GIVEN EXERCISE >>
Your task is to transcribe all of the data below exactly, omitting the images.

=== GIVEN INFORMATION ===

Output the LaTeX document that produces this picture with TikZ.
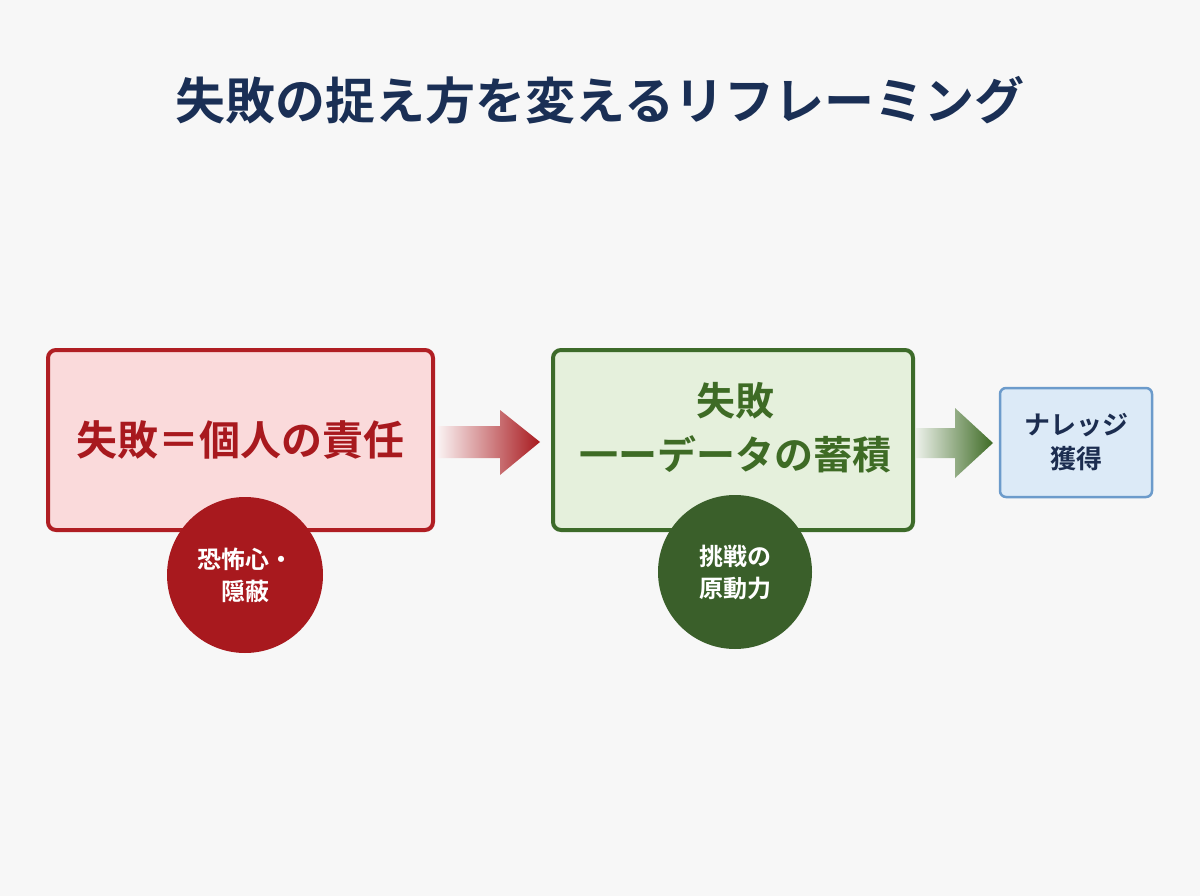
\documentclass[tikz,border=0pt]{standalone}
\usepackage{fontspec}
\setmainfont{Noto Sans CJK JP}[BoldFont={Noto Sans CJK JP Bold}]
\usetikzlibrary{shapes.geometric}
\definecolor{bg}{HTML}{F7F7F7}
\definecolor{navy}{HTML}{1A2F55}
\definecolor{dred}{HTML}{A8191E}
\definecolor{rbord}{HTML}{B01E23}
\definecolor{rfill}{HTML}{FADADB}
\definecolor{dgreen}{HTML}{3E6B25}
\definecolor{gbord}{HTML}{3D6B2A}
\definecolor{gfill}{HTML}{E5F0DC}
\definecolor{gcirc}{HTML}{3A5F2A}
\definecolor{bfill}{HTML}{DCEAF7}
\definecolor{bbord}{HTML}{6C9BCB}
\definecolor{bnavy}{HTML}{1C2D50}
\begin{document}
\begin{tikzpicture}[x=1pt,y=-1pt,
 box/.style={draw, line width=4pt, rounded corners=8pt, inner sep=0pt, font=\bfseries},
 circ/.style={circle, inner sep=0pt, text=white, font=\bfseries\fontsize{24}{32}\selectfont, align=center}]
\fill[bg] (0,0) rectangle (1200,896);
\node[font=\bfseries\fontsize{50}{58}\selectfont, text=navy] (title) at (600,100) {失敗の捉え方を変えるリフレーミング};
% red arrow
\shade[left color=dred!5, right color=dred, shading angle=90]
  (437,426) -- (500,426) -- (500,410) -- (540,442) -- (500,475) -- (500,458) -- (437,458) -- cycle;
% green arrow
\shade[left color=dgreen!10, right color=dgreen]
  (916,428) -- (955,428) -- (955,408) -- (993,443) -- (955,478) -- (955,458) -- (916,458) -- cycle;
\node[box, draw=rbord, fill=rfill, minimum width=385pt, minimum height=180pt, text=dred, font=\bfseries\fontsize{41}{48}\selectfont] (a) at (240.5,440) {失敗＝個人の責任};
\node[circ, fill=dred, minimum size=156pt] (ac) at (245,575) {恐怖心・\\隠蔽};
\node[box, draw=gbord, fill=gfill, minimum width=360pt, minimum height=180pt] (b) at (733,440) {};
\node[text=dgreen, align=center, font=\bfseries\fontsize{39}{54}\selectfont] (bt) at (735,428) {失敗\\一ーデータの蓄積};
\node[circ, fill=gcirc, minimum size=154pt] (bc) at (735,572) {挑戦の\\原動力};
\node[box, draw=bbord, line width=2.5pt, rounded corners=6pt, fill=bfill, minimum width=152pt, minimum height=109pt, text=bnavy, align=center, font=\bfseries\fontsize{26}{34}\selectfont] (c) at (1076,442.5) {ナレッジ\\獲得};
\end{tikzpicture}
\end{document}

===

ANSWER TO THE EXERCISE >>
Output the LaTeX document that produces this picture with TikZ.
\documentclass[tikz,border=0pt]{standalone}
\usepackage{fontspec}
\setmainfont{Noto Sans CJK JP}[BoldFont={Noto Sans CJK JP Bold}]
\usetikzlibrary{shapes.geometric}
\definecolor{bg}{HTML}{F7F7F7}
\definecolor{navy}{HTML}{1A2F55}
\definecolor{dred}{HTML}{A8191E}
\definecolor{rbord}{HTML}{B01E23}
\definecolor{rfill}{HTML}{FADADB}
\definecolor{dgreen}{HTML}{3E6B25}
\definecolor{gbord}{HTML}{3D6B2A}
\definecolor{gfill}{HTML}{E5F0DC}
\definecolor{gcirc}{HTML}{3A5F2A}
\definecolor{bfill}{HTML}{DCEAF7}
\definecolor{bbord}{HTML}{6C9BCB}
\definecolor{bnavy}{HTML}{1C2D50}
\begin{document}
\begin{tikzpicture}[x=1pt,y=-1pt,
 box/.style={draw, line width=4pt, rounded corners=8pt, inner sep=0pt, font=\bfseries},
 circ/.style={circle, inner sep=0pt, text=white, font=\bfseries\fontsize{24}{32}\selectfont, align=center}]
\fill[bg] (0,0) rectangle (1200,896);
\node[font=\bfseries\fontsize{50}{58}\selectfont, text=navy] (title) at (600,100) {失敗の捉え方を変えるリフレーミング};
% red arrow
\shade[left color=dred!5, right color=dred, shading angle=90]
  (437,426) -- (500,426) -- (500,410) -- (540,442) -- (500,475) -- (500,458) -- (437,458) -- cycle;
% green arrow
\shade[left color=dgreen!10, right color=dgreen]
  (916,428) -- (955,428) -- (955,408) -- (993,443) -- (955,478) -- (955,458) -- (916,458) -- cycle;
\node[box, draw=rbord, fill=rfill, minimum width=385pt, minimum height=180pt, text=dred, font=\bfseries\fontsize{41}{48}\selectfont] (a) at (240.5,440) {失敗＝個人の責任};
\node[circ, fill=dred, minimum size=156pt] (ac) at (245,575) {恐怖心・\\隠蔽};
\node[box, draw=gbord, fill=gfill, minimum width=360pt, minimum height=180pt] (b) at (733,440) {};
\node[text=dgreen, align=center, font=\bfseries\fontsize{39}{54}\selectfont] (bt) at (735,428) {失敗\\一ーデータの蓄積};
\node[circ, fill=gcirc, minimum size=154pt] (bc) at (735,572) {挑戦の\\原動力};
\node[box, draw=bbord, line width=2.5pt, rounded corners=6pt, fill=bfill, minimum width=152pt, minimum height=109pt, text=bnavy, align=center, font=\bfseries\fontsize{26}{34}\selectfont] (c) at (1076,442.5) {ナレッジ\\獲得};
\end{tikzpicture}
\end{document}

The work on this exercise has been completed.